Thursday, February 22, 2007

Burial or Cremation?

From John @ http://thereformedbaptistthinker.blogspot.com

Russell Moore has written an excellent piece for the January/February, 2007 issue of Touchstone magazine: "Grave Signs." I used to be a staunch cremation proponent, even after I became a Christian. However, over the last several years, I rethought my view as I have been applying a biblical worldview to all areas of life. Now I have asked to be buried, and advocate the same for all Christians (while recognizing that God may have other plans for our bodies, especially due to persecution and martyrdom). Moore makes this case better than I ever could. Here is an excerpt:

Of all the issues of controversy among Christians, I find few more incendiary than whether or not we should, well, incinerate the bodies of our loved ones. I find that Christians become agitated, defensive, and personally insulted more quickly on the question of cremation than on almost any other contemporary question. And I find this odd.

A Christian burial seems, in this culture, more and more nonsensical: a waste of money, a waste of otherwise usable land, a waste, perhaps, even of emotion, as we try to “hold on to the past” and fail to “move through our grief and get on with life.” But if someone had asked any previous generation of Christians or of pagans if cremation were a Christian act, the answer would have seemed obvious to them, whether they were believers or infidels: Christians bury their dead.

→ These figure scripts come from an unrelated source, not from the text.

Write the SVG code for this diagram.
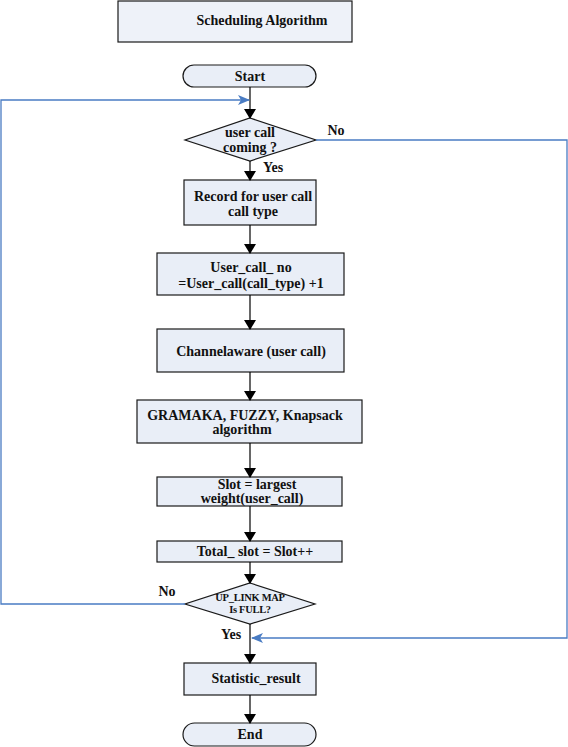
<svg xmlns="http://www.w3.org/2000/svg" width="568" height="747" viewBox="0 0 568 747">
<style>
.box{fill:#e9eef7;stroke:#1a1a1a;stroke-width:1.2}
.t{font-family:"Liberation Serif",serif;font-weight:bold;font-size:14px;fill:#111;text-anchor:middle}
.s{font-size:10.5px;letter-spacing:-0.3px}
.ln{stroke:#000;stroke-width:1.2;fill:none}
.bl{stroke:#4a7cc3;stroke-width:1.3;fill:none}
</style>
<defs>
<marker id="ah" markerWidth="10" markerHeight="12" refX="9" refY="6" orient="auto" markerUnits="userSpaceOnUse"><path d="M0,0 L10,6 L0,12 Z" fill="#000"/></marker>
<marker id="bh" markerWidth="12" markerHeight="10" refX="11" refY="5" orient="auto" markerUnits="userSpaceOnUse"><path d="M0,0 L12,5 L0,10 L3,5 Z" fill="#4a7cc3"/></marker>
</defs>
<rect width="568" height="747" fill="#fff"/>
<g id="title"><rect class="box" x="118" y="1" width="234" height="41" style="fill:#eef2f9"/><text class="t" x="262" y="25">Scheduling Algorithm</text></g>
<g id="start"><rect class="box" x="183" y="65" width="133" height="22" rx="11"/><text class="t" x="250" y="81">Start</text></g>
<g id="d1"><polygon class="box" points="250,118 316,140 250,161 185,140"/><text class="t" x="250" y="137">user call</text><text class="t" x="250" y="152">coming ?</text></g>
<g id="record"><rect class="box" x="184" y="180" width="132" height="45"/><text class="t" x="253" y="201">Record for user call</text><text class="t" x="253" y="216">call type</text></g>
<g id="usercall"><rect class="box" x="157" y="253" width="187" height="42"/><text class="t" x="251" y="272">User_call_ no</text><text class="t" x="251" y="288">=User_call(call_type) +1</text></g>
<g id="channel"><rect class="box" x="157" y="329" width="187" height="43"/><text class="t" x="251" y="356">Channelaware (user call)</text></g>
<g id="gramaka"><rect class="box" x="137" y="400" width="225" height="43"/><text class="t" x="245" y="420">GRAMAKA, FUZZY,  Knapsack</text><text class="t" x="242" y="434">algorithm</text></g>
<g id="slot"><rect class="box" x="157" y="477" width="185" height="29"/><text class="t" x="257" y="489">Slot = largest</text><text class="t" x="252" y="503">weight(user_call)</text></g>
<g id="total"><rect class="box" x="157" y="541" width="185" height="21"/><text class="t" x="255" y="556">Total_ slot = Slot++</text></g>
<g id="d2"><polygon class="box" points="250,583 315,604 250,624 185,604"/><text class="t s" x="250" y="601">UP_LINK MAP</text><text class="t s" x="250" y="613">Is FULL?</text></g>
<g id="stat"><rect class="box" x="184" y="663" width="132" height="32"/><text class="t" x="256" y="683">Statistic_result</text></g>
<g id="end"><rect class="box" x="183" y="723" width="133" height="23" rx="11.5"/><text class="t" x="250" y="739">End</text></g>
<g id="connectors">
<line class="ln" x1="250" y1="87" x2="250" y2="118" marker-end="url(#ah)"/>
<line class="ln" x1="250" y1="161" x2="250" y2="180" marker-end="url(#ah)"/>
<line class="ln" x1="250" y1="225" x2="250" y2="253" marker-end="url(#ah)"/>
<line class="ln" x1="250" y1="295" x2="250" y2="329" marker-end="url(#ah)"/>
<line class="ln" x1="250" y1="372" x2="250" y2="400" marker-end="url(#ah)"/>
<line class="ln" x1="250" y1="443" x2="250" y2="477" marker-end="url(#ah)"/>
<line class="ln" x1="250" y1="506" x2="250" y2="541" marker-end="url(#ah)"/>
<line class="ln" x1="250" y1="562" x2="250" y2="583" marker-end="url(#ah)"/>
<line class="ln" x1="250" y1="624" x2="250" y2="663" marker-end="url(#ah)"/>
<line class="ln" x1="250" y1="695" x2="250" y2="723" marker-end="url(#ah)"/>
<polyline class="bl" points="185,604 1,604 1,100 249,100" marker-end="url(#bh)"/>
<polyline class="bl" points="316,140 567,140 567,638 252,638" marker-end="url(#bh)"/>
<text class="t" x="336" y="135">No</text>
<text class="t" x="273" y="172">Yes</text>
<text class="t" x="167" y="596">No</text>
<text class="t" x="231" y="639">Yes</text>
</g>
</svg>
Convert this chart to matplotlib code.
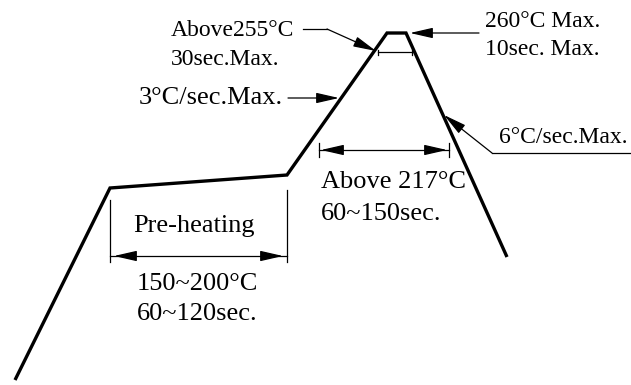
import matplotlib
matplotlib.use("Agg")
import matplotlib.pyplot as plt

# Reflow profile outline (diagram units; y grows downward)
profile_x = [15, 110, 287, 387, 406, 507]
profile_y = [380, 188, 175, 33, 33, 257]

labels_peak = ["260°C Max.", "10sec. Max."]
labels_255 = ["Above255°C", "30sec.Max."]
label_ramp_up = "3°C/sec.Max."
label_ramp_down = "6°C/sec.Max."
labels_217 = ["Above 217°C", "60~150sec."]
label_preheat = "Pre-heating"
labels_preheat = ["150~200°C", "60~120sec."]

FONT = "Liberation Serif"
SMALL = 17
LARGE = 19

fig = plt.figure(figsize=(6.31, 3.85), dpi=100)
ax = fig.add_axes([0, 0, 1, 1])
ax.set_xlim(0, 631)
ax.set_ylim(385, 0)
ax.axis("off")

# main profile
ax.plot(profile_x, profile_y, color="black", lw=2.4, solid_joinstyle="miter",
        solid_capstyle="butt")

head = "-|>,head_length=1.4,head_width=0.32"
thin = 0.9

def arrow(x0, y0, x1, y1, style=head, lw=thin):
    ax.annotate("", xy=(x1, y1), xytext=(x0, y0),
                arrowprops=dict(arrowstyle=style, color="black", lw=lw,
                                shrinkA=0, shrinkB=0, mutation_scale=10))

def text(x, y, s, size):
    ax.text(x, y, s, fontsize=size, family=FONT, ha="left", va="baseline",
            color="black")

# Above 255 leader
ax.plot([303, 327], [29, 29], color="black", lw=thin)
arrow(327, 29, 376, 51)
# 255 marker line between the slopes
ax.plot([378, 412], [52, 52], color="black", lw=thin)
ax.plot([378, 378], [50, 55], color="black", lw=thin)
ax.plot([412, 412], [50, 55], color="black", lw=thin)

# 3C/sec arrow
arrow(288, 98, 339, 98)
# 260C arrow
arrow(479, 33, 410, 33)
# 6C/sec leader
ax.plot([631, 492], [153, 153], color="black", lw=thin)
arrow(492, 153, 444, 115)

# Above 217 dimension
ax.plot([319, 449], [150, 150], color="black", lw=thin)
arrow(336, 150, 321, 150)
arrow(432, 150, 447, 150)
ax.plot([319, 319], [143, 157], color="black", lw=thin)
ax.plot([449, 449], [143, 157], color="black", lw=thin)

# Pre-heating dimension
ax.plot([110, 110], [200, 262], color="black", lw=thin)
ax.plot([287, 287], [190, 262], color="black", lw=thin)
ax.plot([110, 287], [256, 256], color="black", lw=thin)
arrow(130, 256, 114, 256)
arrow(267, 256, 283, 256)

# texts
text(171, 36, labels_255[0], SMALL)
text(171, 65, labels_255[1], SMALL)
text(139, 104, label_ramp_up, LARGE)
text(485, 27, labels_peak[0], SMALL)
text(485, 55, labels_peak[1], SMALL)
text(499, 143, label_ramp_down, SMALL)
text(321, 188, labels_217[0], LARGE)
text(321, 220, labels_217[1], LARGE)
text(133, 232, label_preheat, LARGE)
text(137, 290, labels_preheat[0], LARGE)
text(137, 320, labels_preheat[1], LARGE)

fig.savefig("out.png", dpi=100, facecolor="white")
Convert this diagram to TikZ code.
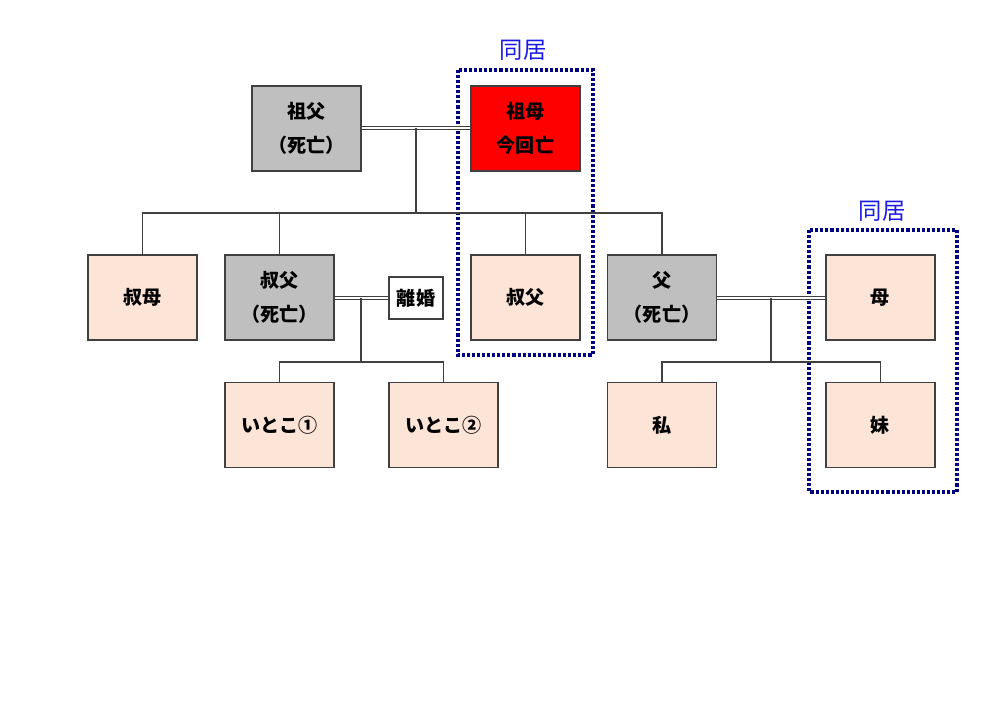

Today, however, an anti-cremation stance is often ridiculed by Christians as, at best, Luddite and, at worst, carnal. When I counsel a family to reject the funeral director’s cremation option, I am often asked: “Can’t God raise a cremated Christian just as he can raise a decomposed buried Christian?” The question is more complicated than whether God can reconstitute ashes. Of course he can. The question is whether we should put him in a position of having to do so in the first place.